Editor's note: The following is an opinion piece. The writer is not employed by Military Times and the views expressed here do not necessarily represent those of Military Times or its editorial staff.

Finally there is an issue on which hardline conservatives and coffeehouse liberals can agree. Neither group truly supports the idea of sending America's daughters and sisters into direct ground combat, and neither adores the idea that women should be compelled to register for the draft.

The last time Americans experienced a military draft, whereby vacancies in the armed forces are involuntarily filled, was the early 1970s, when the Vietnam War was near its end.  A draft has not occurred since, and the U.S. military has remained an all-volunteer force, profiting on the patriotism and selflessness of young individuals inspired to serve.

At 18 years of age, young men are still required by law to register for the Selective Service, but in the age of the all-volunteer force there's been no realistic potential for a draft.  This, however, does not negate the importance and necessity of registration. In the event large numbers of personnel are needed, and fast, a draft is the primary mechanism to build and strengthen the armed forces.

Until recently, as a result of the Obama administration's decision to open all combat specialties to women, it was considered settled that only men are eligible for the draft and therefore required to register. No longer. The question of exactly who should register for the draft has been turned on its head.

Should women be required to register for the draft, now that they, too, can serve in the infantry and other combat specialties? When accounting for the administration’s push for fairness and equality in the area of combat arms, it makes sense, especially given that they have not had to before because these on the basis that these specialties were not previously integrated.

At least that is the message from the Army and Marine Corps' top uniformed leaders, even as the rest of the administration — to include the president himself — has been mostly silent on the issue. Secretary of Defense Ash Carter recently offered some perspective of his own, but his public statement stopped short on whether women should register for the draft.

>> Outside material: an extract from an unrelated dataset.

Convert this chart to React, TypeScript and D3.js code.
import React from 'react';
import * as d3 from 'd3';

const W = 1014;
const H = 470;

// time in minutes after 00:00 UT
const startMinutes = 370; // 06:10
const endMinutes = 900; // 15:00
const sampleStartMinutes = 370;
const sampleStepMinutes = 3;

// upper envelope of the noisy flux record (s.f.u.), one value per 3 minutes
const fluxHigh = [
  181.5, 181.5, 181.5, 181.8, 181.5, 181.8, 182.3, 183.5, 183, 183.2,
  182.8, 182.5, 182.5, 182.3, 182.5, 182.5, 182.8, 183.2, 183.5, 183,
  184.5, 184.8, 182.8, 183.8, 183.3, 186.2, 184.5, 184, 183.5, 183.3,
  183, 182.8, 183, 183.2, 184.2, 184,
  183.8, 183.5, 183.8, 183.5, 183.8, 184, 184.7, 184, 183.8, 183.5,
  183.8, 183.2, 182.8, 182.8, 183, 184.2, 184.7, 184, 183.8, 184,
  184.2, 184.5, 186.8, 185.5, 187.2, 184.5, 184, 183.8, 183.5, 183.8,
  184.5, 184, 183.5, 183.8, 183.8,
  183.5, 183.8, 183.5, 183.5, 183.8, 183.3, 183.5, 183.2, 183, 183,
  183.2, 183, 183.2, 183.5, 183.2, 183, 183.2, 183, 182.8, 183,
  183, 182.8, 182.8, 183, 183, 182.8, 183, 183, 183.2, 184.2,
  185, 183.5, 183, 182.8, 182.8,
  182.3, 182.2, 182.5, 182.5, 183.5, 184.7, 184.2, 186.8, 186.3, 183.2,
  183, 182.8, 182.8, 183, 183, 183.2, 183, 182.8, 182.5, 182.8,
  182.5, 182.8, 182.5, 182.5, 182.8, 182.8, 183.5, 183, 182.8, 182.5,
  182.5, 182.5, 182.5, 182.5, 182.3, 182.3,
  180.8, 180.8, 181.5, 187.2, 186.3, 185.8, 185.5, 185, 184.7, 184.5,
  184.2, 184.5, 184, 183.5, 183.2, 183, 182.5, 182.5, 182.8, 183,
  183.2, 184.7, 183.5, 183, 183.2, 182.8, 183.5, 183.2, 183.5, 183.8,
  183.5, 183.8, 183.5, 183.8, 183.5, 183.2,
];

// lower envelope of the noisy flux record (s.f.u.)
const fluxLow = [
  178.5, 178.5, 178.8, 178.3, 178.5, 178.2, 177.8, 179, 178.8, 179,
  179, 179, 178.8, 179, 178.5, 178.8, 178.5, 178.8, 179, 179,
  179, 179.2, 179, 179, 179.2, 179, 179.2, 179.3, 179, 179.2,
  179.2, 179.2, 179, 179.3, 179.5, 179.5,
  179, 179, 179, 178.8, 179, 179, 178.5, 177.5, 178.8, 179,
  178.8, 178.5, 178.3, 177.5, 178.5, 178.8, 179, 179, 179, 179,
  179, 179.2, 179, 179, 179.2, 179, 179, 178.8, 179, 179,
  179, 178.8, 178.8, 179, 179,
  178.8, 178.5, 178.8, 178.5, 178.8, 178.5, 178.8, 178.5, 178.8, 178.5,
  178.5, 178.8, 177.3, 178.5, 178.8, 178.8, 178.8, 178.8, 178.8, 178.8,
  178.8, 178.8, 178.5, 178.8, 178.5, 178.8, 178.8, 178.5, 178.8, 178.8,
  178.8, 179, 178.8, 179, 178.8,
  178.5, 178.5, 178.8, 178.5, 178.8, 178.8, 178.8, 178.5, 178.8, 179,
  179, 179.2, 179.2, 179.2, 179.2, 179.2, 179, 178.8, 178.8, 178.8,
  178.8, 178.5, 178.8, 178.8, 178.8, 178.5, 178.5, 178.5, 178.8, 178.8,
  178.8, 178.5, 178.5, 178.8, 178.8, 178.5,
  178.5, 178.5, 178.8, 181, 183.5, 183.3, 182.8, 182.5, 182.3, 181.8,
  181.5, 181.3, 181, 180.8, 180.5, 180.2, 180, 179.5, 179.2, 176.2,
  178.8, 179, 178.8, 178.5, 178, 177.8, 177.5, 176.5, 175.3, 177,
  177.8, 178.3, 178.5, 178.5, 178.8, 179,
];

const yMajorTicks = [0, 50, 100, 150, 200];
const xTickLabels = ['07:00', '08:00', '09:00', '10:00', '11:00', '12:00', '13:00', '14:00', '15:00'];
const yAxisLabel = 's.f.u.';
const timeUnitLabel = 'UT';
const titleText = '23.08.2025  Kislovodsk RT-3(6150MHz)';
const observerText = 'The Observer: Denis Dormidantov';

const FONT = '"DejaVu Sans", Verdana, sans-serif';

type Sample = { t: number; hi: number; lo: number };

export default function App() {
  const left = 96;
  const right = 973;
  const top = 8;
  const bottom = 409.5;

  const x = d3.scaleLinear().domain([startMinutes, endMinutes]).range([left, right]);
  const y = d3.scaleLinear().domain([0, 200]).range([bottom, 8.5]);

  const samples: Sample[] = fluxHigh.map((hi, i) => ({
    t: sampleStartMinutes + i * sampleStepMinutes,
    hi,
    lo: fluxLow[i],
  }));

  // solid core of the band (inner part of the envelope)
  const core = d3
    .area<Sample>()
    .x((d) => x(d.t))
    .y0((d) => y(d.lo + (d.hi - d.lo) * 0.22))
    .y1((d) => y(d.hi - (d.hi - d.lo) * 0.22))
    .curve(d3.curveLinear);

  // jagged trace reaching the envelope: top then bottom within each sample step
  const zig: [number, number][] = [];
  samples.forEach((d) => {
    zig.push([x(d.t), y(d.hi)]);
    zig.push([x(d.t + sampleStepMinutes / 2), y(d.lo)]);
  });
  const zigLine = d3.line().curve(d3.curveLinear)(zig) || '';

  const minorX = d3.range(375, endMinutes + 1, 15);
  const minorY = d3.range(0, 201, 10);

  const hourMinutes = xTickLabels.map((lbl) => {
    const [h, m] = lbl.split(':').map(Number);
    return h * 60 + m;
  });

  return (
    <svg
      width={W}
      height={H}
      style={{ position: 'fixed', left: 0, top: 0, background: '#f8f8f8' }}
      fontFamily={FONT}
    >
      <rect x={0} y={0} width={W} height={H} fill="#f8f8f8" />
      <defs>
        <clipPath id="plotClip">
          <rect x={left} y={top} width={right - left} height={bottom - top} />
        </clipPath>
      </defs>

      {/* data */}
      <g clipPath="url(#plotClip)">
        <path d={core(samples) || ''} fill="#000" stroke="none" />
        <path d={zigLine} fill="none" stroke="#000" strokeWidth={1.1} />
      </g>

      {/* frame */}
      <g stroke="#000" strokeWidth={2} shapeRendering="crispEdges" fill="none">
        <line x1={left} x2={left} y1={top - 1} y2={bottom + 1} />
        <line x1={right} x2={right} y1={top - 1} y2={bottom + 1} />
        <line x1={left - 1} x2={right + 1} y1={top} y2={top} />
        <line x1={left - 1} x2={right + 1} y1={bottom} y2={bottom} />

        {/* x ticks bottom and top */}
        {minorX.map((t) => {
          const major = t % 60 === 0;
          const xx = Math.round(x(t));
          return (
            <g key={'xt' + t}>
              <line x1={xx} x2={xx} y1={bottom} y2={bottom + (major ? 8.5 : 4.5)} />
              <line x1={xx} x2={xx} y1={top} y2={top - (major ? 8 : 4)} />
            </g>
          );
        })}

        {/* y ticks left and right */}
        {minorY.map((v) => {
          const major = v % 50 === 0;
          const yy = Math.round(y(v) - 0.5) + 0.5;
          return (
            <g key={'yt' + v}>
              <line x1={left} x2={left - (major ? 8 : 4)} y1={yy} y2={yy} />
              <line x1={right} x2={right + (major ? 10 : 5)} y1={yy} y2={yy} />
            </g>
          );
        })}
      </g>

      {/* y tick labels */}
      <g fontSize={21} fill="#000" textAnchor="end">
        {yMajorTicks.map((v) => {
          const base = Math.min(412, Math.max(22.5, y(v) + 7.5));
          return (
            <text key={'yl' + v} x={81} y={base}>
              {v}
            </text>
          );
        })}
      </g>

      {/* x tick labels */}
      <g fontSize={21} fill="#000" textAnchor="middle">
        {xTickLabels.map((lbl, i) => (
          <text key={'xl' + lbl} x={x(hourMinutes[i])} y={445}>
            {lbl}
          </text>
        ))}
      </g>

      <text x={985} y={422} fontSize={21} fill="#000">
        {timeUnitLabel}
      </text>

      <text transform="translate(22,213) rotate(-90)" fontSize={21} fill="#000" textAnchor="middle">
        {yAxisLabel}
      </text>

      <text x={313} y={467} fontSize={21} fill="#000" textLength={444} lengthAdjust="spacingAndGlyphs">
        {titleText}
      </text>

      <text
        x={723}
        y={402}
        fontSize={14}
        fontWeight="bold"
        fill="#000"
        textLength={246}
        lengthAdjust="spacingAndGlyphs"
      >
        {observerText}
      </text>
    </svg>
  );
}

For the Army and Marine Corps, a registration requirement for men and women is an appropriate next course of action in the march toward full integration. Not because it would suddenly give the services a deeper bench from which it could select talent, but rather it is consistent with the administration's dictate to open all specialties without exception.

If only the administration's loudest and most influential voices applied the same logic and common sense, even as consideration was given to opening specialties in the first place, but what else can be expected when judgments are based less on rationale and more on politics.  If the opposite were true, the secretary of the Navy would not have openly discredited the Marine Corps' independent study and subsequent recommendations before a final decision was made.  The same goes for the special operations community, which returned its disapproval to integration through surveys and focus groups. Their input was evidently cast aside.

To modern generations, the prospect that Americans could be drafted to fight in wartime is a foreign concept, with unrealistic potential. Whether that day ever comes, the administration has stirred a new national debate, whether intended or not. My view is that the administration walked away from its obligation to make a proposal of its own, in the hope Congress would be too skittish to address the issue.

To begin this discussion and signal its significance, I introduced legislation, with the support of U.S. Representative Ryan Zinke, to require that women register for the draft.  The bill is titled The Draft America's Daughters Act — a title intended to be provocative.  We have both served our nation — me as an artillery officer in the Marine Corps and Zinke as a Navy SEAL commander — and we are well-aware of what such a change could mean.

The idea that 18- to 20-year-old women could be drafted, filling positions tasked with finding and destroying the enemy, sometimes in quarters so close that fighting is reduced to the use of hands, knives and even helmets, is surely unsettling and should not be taken lightly. It is likely the administration either overlooked or ignored the issue in the politically ambitious move to open combat specialties, but now Congress has a responsibility to avoid committing the same error.

Truthfully, it is quite possible that I vote against my own legislation, as might others in Congress with military experience. At the same time, if the administration is refusing to take the advice and recommendations of the Marine Corps and special operations community into account, and pursue its plan to integrate all specialties without exception or care for impact, then it is possible that many votes — including my own — could change.

This is yet another dilemma created by the administration. In this case, it will have a direct impact on every American, not just those who serve. And it is absolutely necessary that the issue of Selective Service eligibility be exhaustively considered for the purpose of determining whether the American people truly want to send their daughters and sisters into harm's way.

Rep. Duncan Hunter, R-California, is the first Marine combat veteran of the wars in Iraq and Afghanistan to be elected to Congress. He served on active duty and later in the Marine Corps Reserve before leaving as a major.